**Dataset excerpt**
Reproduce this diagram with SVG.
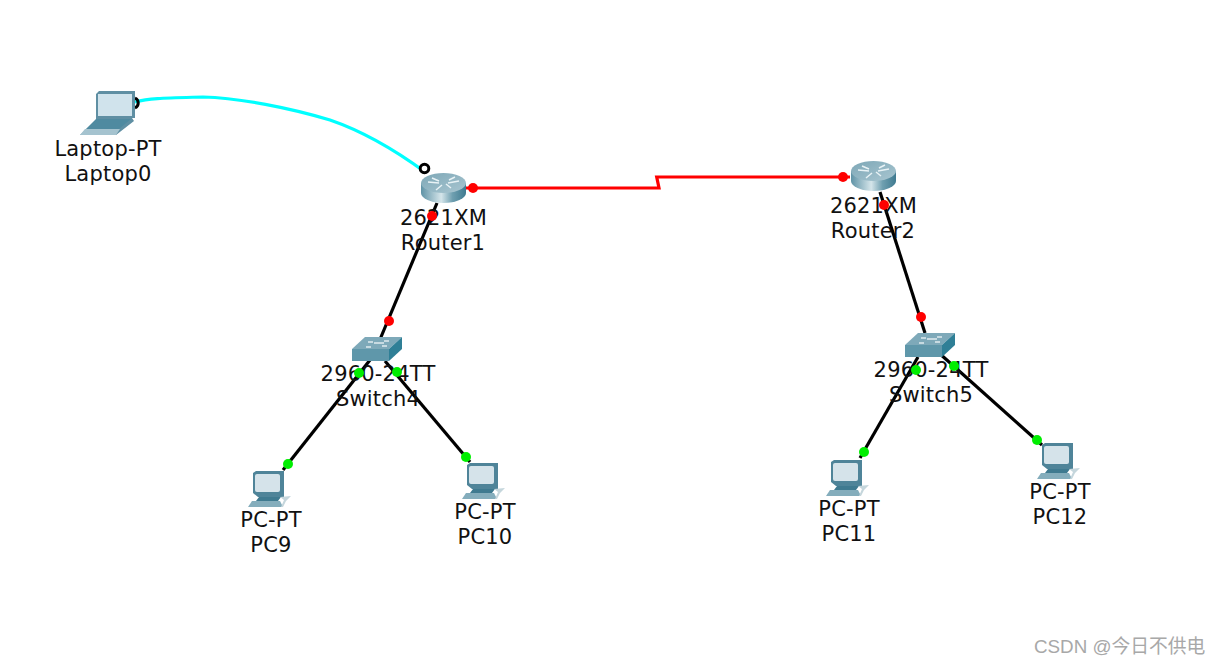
<svg xmlns="http://www.w3.org/2000/svg" width="1221" height="666" viewBox="0 0 1221 666">
<style>
.lb{font-family:"DejaVu Sans",sans-serif;font-size:21px;letter-spacing:.2px;fill:#111;text-anchor:middle}
.wm{font-family:"Liberation Sans","Noto Sans CJK SC",sans-serif;font-size:18.800px;fill:#a8a8a8}
.eth{fill:none;stroke:#000;stroke-width:3.200}
.ser{fill:none;stroke:#f00;stroke-width:3.200}
.con{fill:none;stroke:#0ff;stroke-width:3.200}
.r{fill:#f00}.g{fill:#0e0}
</style>
<defs>
<linearGradient id="rb" x1="0" x2="1" y1="0" y2="0"><stop offset="0" stop-color="#5f93a6"/><stop offset=".45" stop-color="#d5e5ea"/><stop offset=".7" stop-color="#6f9fb0"/><stop offset="1" stop-color="#3f7a90"/></linearGradient>
<linearGradient id="rt" x1="0" x2="1" y1="0" y2="1"><stop offset="0" stop-color="#7da7b6"/><stop offset="1" stop-color="#a9c6d1"/></linearGradient>
<g id="router">
<path d="M421 183V193A22.5 10 0 0 0 466 193V183Z" fill="url(#rb)"/>
<ellipse cx="443.500" cy="183" rx="22.500" ry="10" fill="url(#rt)"/>
<path d="M428 182l11 1M432 178l7 3M448 183l11-2M449 180l6-3M436 190l6-5M451 188l-5-4" stroke="#e8f2f5" stroke-width="1.500" fill="none"/>
</g>
<g id="switch">
<path d="M352 349L365 337H402L389 349Z" fill="#7ea9b9"/>
<rect x="352" y="349" width="37" height="12" fill="#5f97aa"/>
<path d="M389 349L402 337V349L389 361Z" fill="#2f7f96"/>
<path d="M368 342h5M384 341h5M366 347h5M382 346h5M374 343h10" stroke="#dfeaee" stroke-width="1.500" fill="none"/>
</g>
<g id="pc">
<path d="M253 473L256 471H284V497H258L253 493Z" fill="#4f8499"/>
<rect x="255" y="474" width="25" height="18" rx="2" fill="#d5e3ea"/>
<path d="M259 497H281L278 501H256Z" fill="#3f7a90"/>
<path d="M252 501H280L283 507H248Z" fill="#84adbc"/>
<path d="M280 497L291 496 286 501 283 507H281L284 500Z" fill="#c5d6dc"/>
</g>
</defs>
<rect width="1221" height="666" fill="#fff"/>
<g id="connectors">
<path class="con" d="M135 102C150 98 165 98 203 97C240 98 290 108 330 120C365 132 395 150 425 172"/>
<path d="M135 98A5.500 5.500 0 0 1 135 108" fill="none" stroke="#000" stroke-width="3"/>
<circle cx="424.500" cy="168.500" r="4.300" fill="#fff" stroke="#000" stroke-width="3"/>
<path class="ser" d="M466 188L659 188L656.700 177L850 177"/>
<circle class="r" cx="473" cy="188" r="5"/><circle class="r" cx="843" cy="177" r="5"/>
<path class="eth" d="M437 203L376 349"/>
<path class="eth" d="M880 192L925 333"/>
<path class="eth" d="M370 360L283 470"/>
<path class="eth" d="M385 361L470 462"/>
<path class="eth" d="M918 357L860 458"/>
<path class="eth" d="M939 353L1042 445"/>
</g>
<g id="Laptop0">
<path d="M96 94L99 91H135V118H132L134 121 116 135H80L96 120Z" fill="#5f8fa3"/>
<rect x="98" y="94" width="34" height="22" fill="#d0e3ec"/>
<path d="M96 119H131L119 129H86Z" fill="#4f8aa0"/>
<path d="M85 129H120L116 135H80Z" fill="#a5c3cf"/>
<text class="lb" x="108" y="156">Laptop-PT</text>
<text class="lb" x="108" y="180.500">Laptop0</text>
</g>
<g id="Router1">
<use href="#router"/>
<text class="lb" x="443.500" y="224.500">2621XM</text>
<text class="lb" x="443" y="249.500">Router1</text>
</g>
<g id="Router2">
<use href="#router" x="430" y="-12"/>
<text class="lb" x="873.500" y="212.500">2621XM</text>
<text class="lb" x="873" y="237.500">Router2</text>
</g>
<g id="Switch4">
<use href="#switch"/>
<text class="lb" x="378" y="380.500">2960-24TT</text>
<text class="lb" x="378" y="405.500">Switch4</text>
</g>
<g id="Switch5">
<use href="#switch" x="553" y="-4"/>
<text class="lb" x="931" y="376.500">2960-24TT</text>
<text class="lb" x="931" y="401.500">Switch5</text>
</g>
<g id="PC9">
<use href="#pc"/>
<text class="lb" x="271" y="526.500">PC-PT</text>
<text class="lb" x="271" y="551.500">PC9</text>
</g>
<g id="PC10">
<use href="#pc" x="214" y="-8"/>
<text class="lb" x="485" y="518.500">PC-PT</text>
<text class="lb" x="485" y="543.500">PC10</text>
</g>
<g id="PC11">
<use href="#pc" x="578" y="-11"/>
<text class="lb" x="849" y="515.500">PC-PT</text>
<text class="lb" x="849" y="540.500">PC11</text>
</g>
<g id="PC12">
<use href="#pc" x="789" y="-28"/>
<text class="lb" x="1060" y="498.500">PC-PT</text>
<text class="lb" x="1060" y="523.500">PC12</text>
</g>
<g id="link-dots">
<circle class="r" cx="432" cy="216" r="5"/><circle class="r" cx="389" cy="321" r="5"/>
<circle class="r" cx="884" cy="205" r="5"/><circle class="r" cx="921" cy="317" r="5"/>
<circle class="g" cx="359" cy="373" r="5"/><circle class="g" cx="288" cy="464" r="5"/>
<circle class="g" cx="397" cy="372" r="5"/><circle class="g" cx="466" cy="457" r="5"/>
<circle class="g" cx="916" cy="370" r="5"/><circle class="g" cx="864" cy="452" r="5"/>
<circle class="g" cx="954" cy="366" r="5"/><circle class="g" cx="1037" cy="440" r="5"/>
</g>
<text class="wm" x="1034" y="653">CSDN @今日不供电</text>
</svg>
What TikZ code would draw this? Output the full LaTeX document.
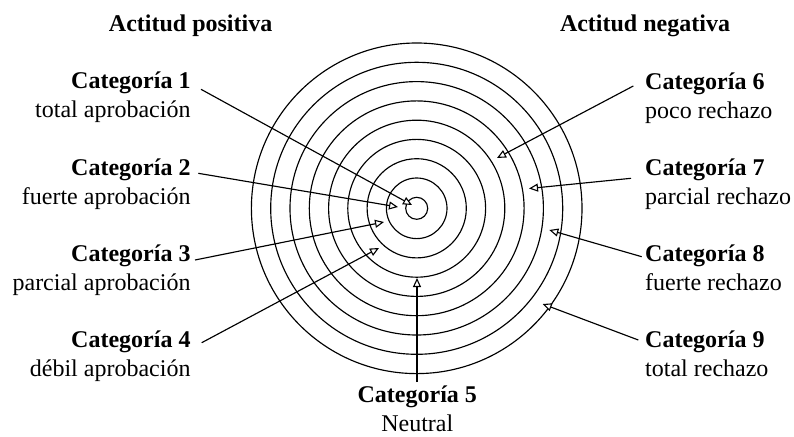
\documentclass[tikz,border=0pt]{standalone}
\usepackage{fontspec}
\setmainfont{Liberation Serif}
\usetikzlibrary{arrows.meta}
\begin{document}
\begin{tikzpicture}[x=1pt,y=-1pt,
  ring/.style={line width=1.15pt},
  pointer/.style={line width=1.15pt,-{Triangle[length=9pt,width=8pt,fill=white,line width=1.1pt]}},
  lab/.style={inner sep=0pt,font=\fontsize{24}{29}\selectfont},
  labb/.style={lab,font=\fontsize{24}{29}\selectfont\bfseries}]
\useasboundingbox (0,0) rectangle (794,436);
\coordinate (O) at (416.7,208.3);
\foreach \r in {11,30.3,49.6,68.9,88.1,107.4,126.7,146,165.3}
  \draw[ring] (O) circle[radius=\r];
% headings
\node[labb,anchor=base] (hp) at (190.6,31.7) {Actitud positiva};
\node[labb,anchor=base] (hn) at (645,31.7) {Actitud negativa};
% left labels
\node[labb,anchor=base east] (c1) at (190.7,88.3) {Categoría 1};
\node[lab,anchor=base east] (c1b) at (190.7,117.3) {total aprobación};
\node[labb,anchor=base east] (c2) at (190.7,175) {Categoría 2};
\node[lab,anchor=base east] (c2b) at (190.7,204) {fuerte aprobación};
\node[labb,anchor=base east] (c3) at (190.7,261.7) {Categoría 3};
\node[lab,anchor=base east] (c3b) at (190.7,290.7) {parcial aprobación};
\node[labb,anchor=base east] (c4) at (190.7,347.3) {Categoría 4};
\node[lab,anchor=base east] (c4b) at (190.7,376.3) {débil aprobación};
% right labels
\node[labb,anchor=base west] (c6) at (645,89.3) {Categoría 6};
\node[lab,anchor=base west] (c6b) at (645,118.3) {poco rechazo};
\node[labb,anchor=base west] (c7) at (645,175) {Categoría 7};
\node[lab,anchor=base west] (c7b) at (645,204) {parcial rechazo};
\node[labb,anchor=base west] (c8) at (645,261.7) {Categoría 8};
\node[lab,anchor=base west] (c8b) at (645,290.7) {fuerte rechazo};
\node[labb,anchor=base west] (c9) at (645,347.3) {Categoría 9};
\node[lab,anchor=base west] (c9b) at (645,376.3) {total rechazo};
% bottom label
\node[labb,anchor=base] (c5) at (417.3,402.7) {Categoría 5};
\node[lab,anchor=base] (c5b) at (417.3,431.7) {Neutral};
% connector ends
\coordinate (s1) at (201,89.3);   \coordinate (t1) at (412,205);
\coordinate (s2) at (198.3,173.3); \coordinate (t2) at (398,207);
\coordinate (s3) at (195,260);    \coordinate (t3) at (384,222);
\coordinate (s4) at (201.7,342.7); \coordinate (t4) at (379,248);
\coordinate (s5) at (417,382);    \coordinate (t5) at (417,278);
\coordinate (s6) at (633.3,86);   \coordinate (t6) at (497,158);
\coordinate (s7) at (631,178.3);  \coordinate (t7) at (529,188.5);
\coordinate (s8) at (641.7,256.7); \coordinate (t8) at (549.3,230);
\coordinate (s9) at (638.3,340);  \coordinate (t9) at (542.7,304);
\foreach \i in {1,...,9}
  \draw[pointer] (s\i) -- (t\i);
\end{tikzpicture}
\end{document}
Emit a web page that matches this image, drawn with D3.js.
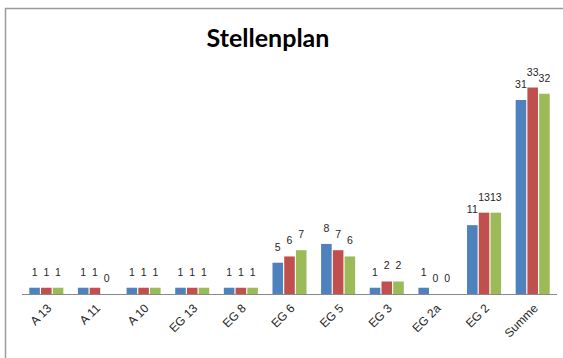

**EXERCISE OBJECTIVE**
Pick out every line of the listing containing the word "this", and show those lines.

**OUTPUT OF THE TASK**
Reproduce this diagram with SVG.
What TikZ code would draw this? Output the full LaTeX document.
Emit a web page that matches this image, drawn with D3.js.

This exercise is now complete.